The challenge
Delta Development was considering acquiring a large logistics property in Venlo, occupied by a well-known fashion tenant. The building came with a substantial rooftop solar system, but owned by a third party under a long-term lease structure. The question was whether this energy infrastructure represented a hidden liability, a missed opportunity, or both.
Our approach
Bluepeak conducted an acquisition advisory, reviewing all energy-related contracts, financial documentation and the existing grid and solar infrastructure.
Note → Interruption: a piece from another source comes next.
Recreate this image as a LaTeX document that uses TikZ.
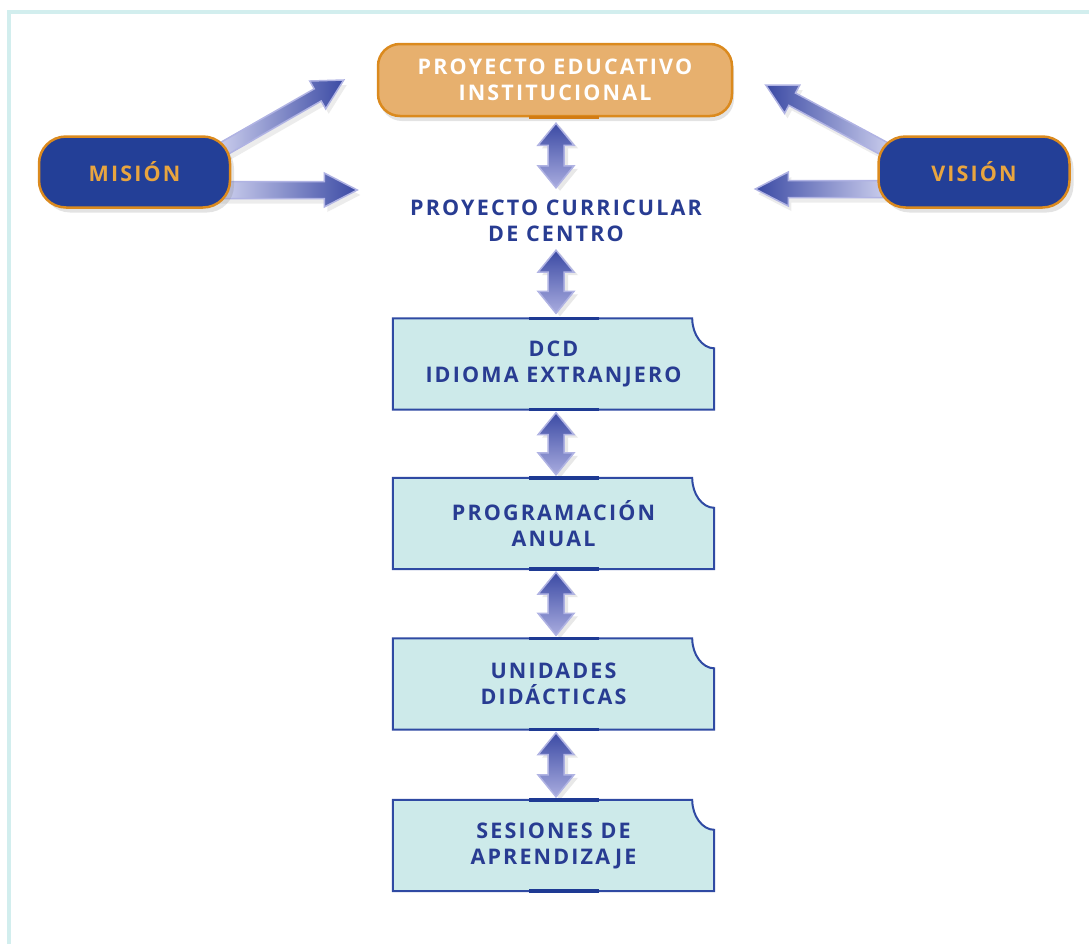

We analysed the PV lease structure, the SDE subsidy position, energy consumption data and the commercial relationships between all parties, and modelled the financial impact of acquiring the solar system as part of the transaction.
What we delivered
A clear acquisition advisory report showing that acquiring the rooftop PV system alongside the building could unlock significant additional asset value, well in excess of the additional investment required. The analysis identified a path to increase the acquisition bid while still creating meaningful net value for the investor, supported by an additional annual SDE revenue stream running until 2033. The net potential value creation was identified as multiple times the additional investment.
Energy as a business
By treating the solar infrastructure not as a footnote but as a core part of the acquisition analysis, Bluepeak helped Delta see the full picture: turning a complex third-party energy structure into a quantified opportunity and giving them a stronger, better-informed position at the negotiating table.